Yo, hijo de una mujer de la limpieza y de un albañil, también fui camarero. Si hubiera sido la chica andaluza que sirvió al señor Guardans me habría sentido ofendido, porque habría tenido la sensación de que me trataba primero con recelo y después con cierta condescendencia o paternalismo. ¿Era la intención de Guardans? Seguramente no. ¿Se habría comportado de la misma forma Guardans con alguien de su misma esfera socioeconómica? Seguramente tampoco. ¿Cuál era el periodo de tiempo que Guardans consideraba aceptable para concederle a su interlocutor la gracia de hablarle en castellano? Una de mis abuelas, que llegó a Cataluña en el año 1965 y vivió aquí hasta su muerte en 2009, nunca llegó a entender bien el catalán. Lo pasaba fatal cuando el médico le hablaba en catalán y ella no se atrevía a confesarle que no lo entendía. ¿Habría accedido el señor Guardans a hablarle a mi abuela en castellano después de llevar 40 años en Cataluña y no entender el catalán porque muchos de nuestros padres y abuelos vivieron en guetos de castellanohablantes toda su vida, sin tiempo más que para intentar salir adelante?

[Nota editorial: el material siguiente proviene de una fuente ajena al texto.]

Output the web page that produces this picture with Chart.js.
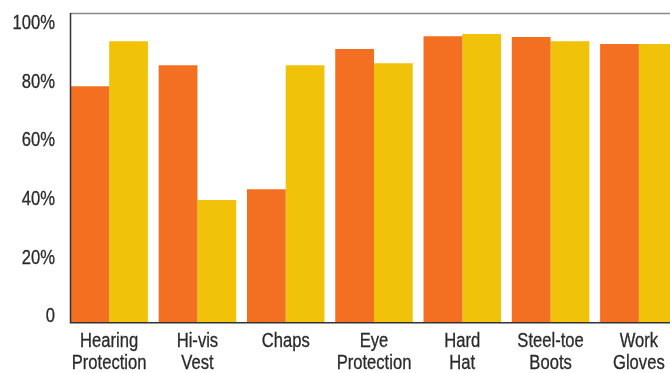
<!DOCTYPE html>
<html>
<head>
<meta charset="utf-8">
<script src="https://cdn.jsdelivr.net/npm/chart.js@4/dist/chart.umd.min.js"></script>
<style>
  html, body { margin: 0; padding: 0; background: #fff; overflow: hidden; }
  #wrap { width: 670px; height: 373px; overflow: hidden; position: relative; }
  #box { width: 683px; height: 373px; position: absolute; left: 0; top: 0; }
</style>
</head>
<body>
<div id="wrap"><div id="box"><canvas id="c"></canvas></div></div>
<script>
// PPE usage by item: two groups compared side by side
const categories = [
  ['Hearing', 'Protection'],
  ['Hi-vis', 'Vest'],
  ['Chaps'],
  ['Eye', 'Protection'],
  ['Hard', 'Hat'],
  ['Steel-toe', 'Boots'],
  ['Work', 'Gloves']
];
const seriesOrange = [80.5, 87.7, 45.4, 93.2, 97.6, 97.3, 94.9];
const seriesYellow = [95.9, 41.7, 87.7, 88.4, 98.3, 95.9, 94.9];
const tickValues = [0, 20, 40, 60, 80, 100];
const tickLabels = ['0', '20%', '40%', '60%', '80%', '100%'];

const FONT = "20px 'Liberation Sans', Arial, sans-serif";
const TEXT = '#2a2a2a';
const SQUEEZE = 0.83; // condensed lettering

function squeezedText(ctx, text, x, y, align) {
  ctx.save();
  ctx.translate(x, y);
  ctx.scale(SQUEEZE, 1);
  ctx.textAlign = align;
  ctx.lineWidth = 0.3;
  ctx.strokeStyle = TEXT;
  ctx.fillText(text, 0, 0);
  ctx.strokeText(text, 0, 0);
  ctx.restore();
}

// Frame, axis lines and condensed tick labels
const framePlugin = {
  id: 'frame',
  afterDatasetsDraw(chart) {
    const { ctx, chartArea, scales } = chart;
    const first = chart.getDatasetMeta(0).data[0];
    const left = Math.round(first.x - first.width / 2);
    ctx.save();
    ctx.strokeStyle = '#8a8a8a';
    ctx.lineWidth = 1.5;
    ctx.beginPath();
    ctx.moveTo(left, chartArea.top + 0.5);
    ctx.lineTo(chartArea.right, chartArea.top + 0.5);
    ctx.stroke();
    ctx.strokeStyle = '#333';
    ctx.lineWidth = 1.5;
    ctx.beginPath();
    ctx.moveTo(left + 0.5, chartArea.top);
    ctx.lineTo(left + 0.5, chartArea.bottom + 0.5);
    ctx.lineTo(chartArea.right, chartArea.bottom + 0.5);
    ctx.stroke();

    ctx.fillStyle = TEXT;
    ctx.font = FONT;
    ctx.textBaseline = 'alphabetic';
    // y labels sit on their value line
    tickValues.forEach((v, i) => {
      const y = scales.y.getPixelForValue(v);
      squeezedText(ctx, tickLabels[i], left - 15, y, 'right');
    });
    // category labels, two lines each
    categories.forEach((lines, i) => {
      const x = scales.x.getPixelForTick(i);
      lines.forEach((t, j) => {
        squeezedText(ctx, t, x, chartArea.bottom + 24.5 + j * 22.3, 'center');
      });
    });
    ctx.restore();
  }
};

new Chart(document.getElementById('c'), {
  type: 'bar',
  data: {
    labels: categories,
    datasets: [
      { data: seriesOrange, backgroundColor: '#F36F21', borderWidth: 0 },
      { data: seriesYellow, backgroundColor: '#F1C20A', borderWidth: 0 }
    ]
  },
  options: {
    responsive: true,
    maintainAspectRatio: false,
    animation: false,
    layout: { padding: { top: 13, right: 0, left: 0, bottom: 0 } },
    plugins: { legend: { display: false }, tooltip: { enabled: false } },
    datasets: { bar: { categoryPercentage: 0.878, barPercentage: 1.0 } },
    scales: {
      x: {
        offset: true,
        grid: { display: false, drawTicks: false },
        border: { display: false },
        ticks: { display: false },
        afterFit(scale) { scale.height = 50.7; }
      },
      y: {
        min: 0,
        max: 105.5,
        afterBuildTicks(scale) {
          scale.ticks = tickValues.map(v => ({ value: v }));
        },
        afterFit(scale) { scale.width = 65; },
        grid: { display: false, drawTicks: false },
        border: { display: false },
        ticks: { display: false }
      }
    }
  },
  plugins: [framePlugin]
});
</script>
</body>
</html>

Ya he dicho que mi madre limpió casas toda su vida. En una de ellas, situada en un barrio pudiente de Gerona, la dueña le recriminó que no hubiera aprendido a hablar el catalán después de llevar tantos años en Cataluña. Mi suegro, que llegó aquí con siete u ocho años desde su Cádiz natal, también de origen muy humilde, mecánico de profesión, asimismo se quejaba de haber recibido el mismo reproche en multitud de ocasiones. Cuando se jubiló, hace pocos años, decidió irse a vivir a Málaga, harto, decía, de sentirse extranjero en su propia tierra.
Es cierto: el origen es un puro azar y no predetermina las cualidades morales de una persona. Pero el origen determina la adaptación al medio. Y los que hemos nacido en familias obreras tenemos desarrollado el olfato para detectar el clasismo en múltiples detalles cotidianos en apariencia irrelevantes. El verdadero clasismo es el que está tan naturalizado que apenas se distingue. El verdadero clasismo, por ejemplo, es hostigar desde el poder político y mediático a una enfermera porque ha criticado el requisito del nivel C1 de catalán. El verdadero clasismo es que en Llodio se convoque una protesta por la readmisión de una trabajadora que no acreditó el nivel de euskera. El verdadero clasismo, también, es tratar con suspicacia y condescendencia a una camarera por decir que no entiende el catalán. Todo eso es el verdadero clasismo. Precisamente el que nunca levanta ampollas en la opinión pública.